> WRITTEN INSTRUCTION: Omit pictures and quote the listing below line by line, from its start through the line that holds "y_ticks = [0, 1000, 2000, 3000, 4000, 5000, 6000, 7000, 8000]".

> DATA EXTRACT:
======

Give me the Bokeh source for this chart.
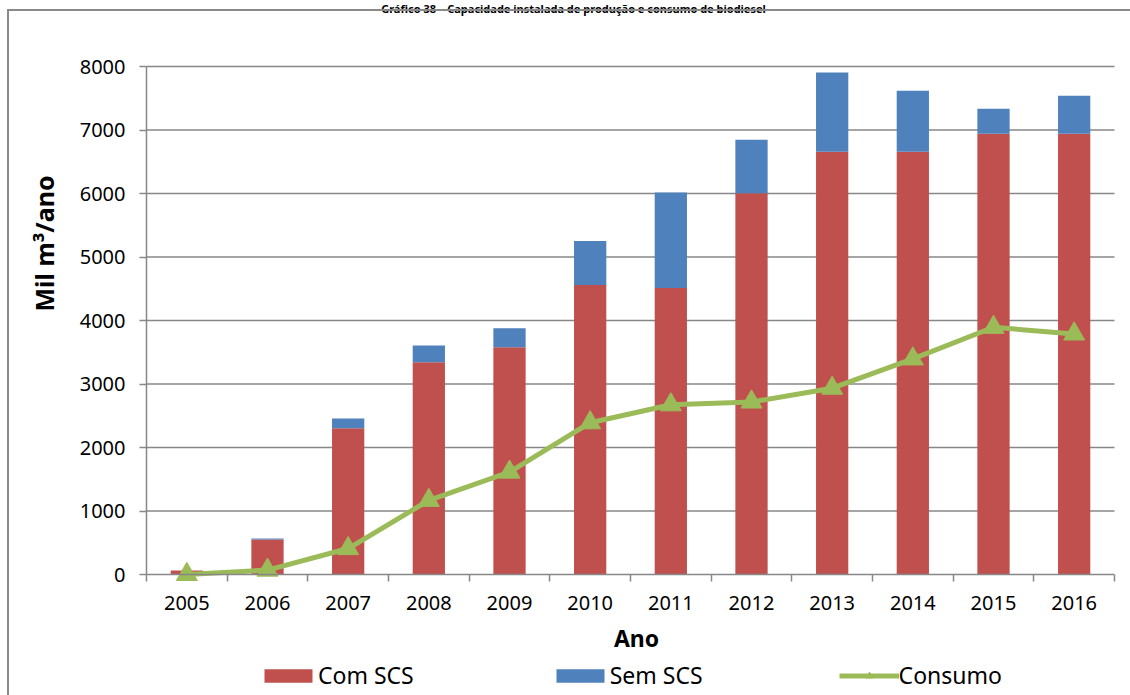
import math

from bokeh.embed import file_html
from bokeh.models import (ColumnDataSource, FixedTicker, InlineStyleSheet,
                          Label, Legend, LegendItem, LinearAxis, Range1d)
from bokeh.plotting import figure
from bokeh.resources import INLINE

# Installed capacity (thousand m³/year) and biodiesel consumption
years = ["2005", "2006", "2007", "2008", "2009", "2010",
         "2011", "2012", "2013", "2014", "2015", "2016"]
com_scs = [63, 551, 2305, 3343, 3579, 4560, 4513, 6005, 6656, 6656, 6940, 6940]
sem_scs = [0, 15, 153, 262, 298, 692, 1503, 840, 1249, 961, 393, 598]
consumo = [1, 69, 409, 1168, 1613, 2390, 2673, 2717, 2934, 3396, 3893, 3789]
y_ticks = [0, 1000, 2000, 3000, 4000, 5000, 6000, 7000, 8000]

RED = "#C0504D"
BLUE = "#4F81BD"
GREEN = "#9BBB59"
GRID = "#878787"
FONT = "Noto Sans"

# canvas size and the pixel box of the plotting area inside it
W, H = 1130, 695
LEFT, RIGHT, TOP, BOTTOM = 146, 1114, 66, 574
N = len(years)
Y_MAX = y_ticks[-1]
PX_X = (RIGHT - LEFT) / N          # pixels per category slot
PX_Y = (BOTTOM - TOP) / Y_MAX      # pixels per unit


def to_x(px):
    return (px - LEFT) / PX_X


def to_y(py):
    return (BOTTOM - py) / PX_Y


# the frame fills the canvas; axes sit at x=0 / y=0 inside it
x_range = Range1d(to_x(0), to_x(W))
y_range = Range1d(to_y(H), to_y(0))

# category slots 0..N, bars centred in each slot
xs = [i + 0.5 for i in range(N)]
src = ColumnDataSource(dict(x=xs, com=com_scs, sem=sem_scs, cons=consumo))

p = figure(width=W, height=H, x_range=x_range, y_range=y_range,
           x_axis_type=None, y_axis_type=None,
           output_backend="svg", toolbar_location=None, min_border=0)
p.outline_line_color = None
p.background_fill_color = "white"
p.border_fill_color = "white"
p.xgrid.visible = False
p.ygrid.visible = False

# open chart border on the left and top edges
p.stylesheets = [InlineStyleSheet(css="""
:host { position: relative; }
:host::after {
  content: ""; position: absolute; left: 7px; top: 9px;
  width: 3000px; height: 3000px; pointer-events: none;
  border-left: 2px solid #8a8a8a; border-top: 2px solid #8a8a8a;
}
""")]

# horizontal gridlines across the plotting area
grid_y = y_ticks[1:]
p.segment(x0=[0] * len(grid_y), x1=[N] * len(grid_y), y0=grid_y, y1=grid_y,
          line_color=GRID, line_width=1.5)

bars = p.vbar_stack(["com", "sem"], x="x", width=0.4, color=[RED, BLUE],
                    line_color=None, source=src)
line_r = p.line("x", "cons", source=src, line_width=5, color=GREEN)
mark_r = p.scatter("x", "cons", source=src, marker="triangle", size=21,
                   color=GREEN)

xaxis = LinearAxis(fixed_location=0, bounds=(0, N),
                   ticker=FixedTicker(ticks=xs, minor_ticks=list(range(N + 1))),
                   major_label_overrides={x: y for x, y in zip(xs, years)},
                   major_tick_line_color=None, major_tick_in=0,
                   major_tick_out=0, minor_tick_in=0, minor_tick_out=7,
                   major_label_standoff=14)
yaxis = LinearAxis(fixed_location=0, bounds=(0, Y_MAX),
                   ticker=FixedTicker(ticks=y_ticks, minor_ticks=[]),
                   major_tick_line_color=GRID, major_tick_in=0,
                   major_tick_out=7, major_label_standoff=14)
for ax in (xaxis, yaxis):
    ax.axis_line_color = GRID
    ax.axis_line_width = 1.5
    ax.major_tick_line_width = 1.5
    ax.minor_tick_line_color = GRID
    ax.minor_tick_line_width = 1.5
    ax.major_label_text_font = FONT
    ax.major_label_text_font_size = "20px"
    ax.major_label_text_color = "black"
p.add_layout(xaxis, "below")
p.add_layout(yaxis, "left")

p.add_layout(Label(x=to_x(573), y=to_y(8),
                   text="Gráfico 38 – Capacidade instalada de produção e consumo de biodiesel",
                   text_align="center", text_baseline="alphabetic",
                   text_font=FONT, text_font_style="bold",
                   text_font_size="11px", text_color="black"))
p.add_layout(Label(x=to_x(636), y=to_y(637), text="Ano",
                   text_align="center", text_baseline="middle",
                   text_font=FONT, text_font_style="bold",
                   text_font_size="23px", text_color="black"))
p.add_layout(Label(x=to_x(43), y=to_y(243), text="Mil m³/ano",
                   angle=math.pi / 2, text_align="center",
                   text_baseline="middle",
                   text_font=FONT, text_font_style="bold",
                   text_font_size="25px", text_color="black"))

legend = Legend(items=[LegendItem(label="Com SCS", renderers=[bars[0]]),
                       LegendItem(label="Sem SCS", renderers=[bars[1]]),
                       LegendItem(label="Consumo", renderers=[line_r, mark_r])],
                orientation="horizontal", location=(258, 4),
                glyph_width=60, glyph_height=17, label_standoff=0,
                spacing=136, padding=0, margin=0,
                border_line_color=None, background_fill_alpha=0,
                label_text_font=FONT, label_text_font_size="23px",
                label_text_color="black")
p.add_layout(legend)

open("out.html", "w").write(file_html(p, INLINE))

======

> COMPLETE ANSWER:
Give me the Bokeh source for this chart.
import math

from bokeh.embed import file_html
from bokeh.models import (ColumnDataSource, FixedTicker, InlineStyleSheet,
                          Label, Legend, LegendItem, LinearAxis, Range1d)
from bokeh.plotting import figure
from bokeh.resources import INLINE

# Installed capacity (thousand m³/year) and biodiesel consumption
years = ["2005", "2006", "2007", "2008", "2009", "2010",
         "2011", "2012", "2013", "2014", "2015", "2016"]
com_scs = [63, 551, 2305, 3343, 3579, 4560, 4513, 6005, 6656, 6656, 6940, 6940]
sem_scs = [0, 15, 153, 262, 298, 692, 1503, 840, 1249, 961, 393, 598]
consumo = [1, 69, 409, 1168, 1613, 2390, 2673, 2717, 2934, 3396, 3893, 3789]
y_ticks = [0, 1000, 2000, 3000, 4000, 5000, 6000, 7000, 8000]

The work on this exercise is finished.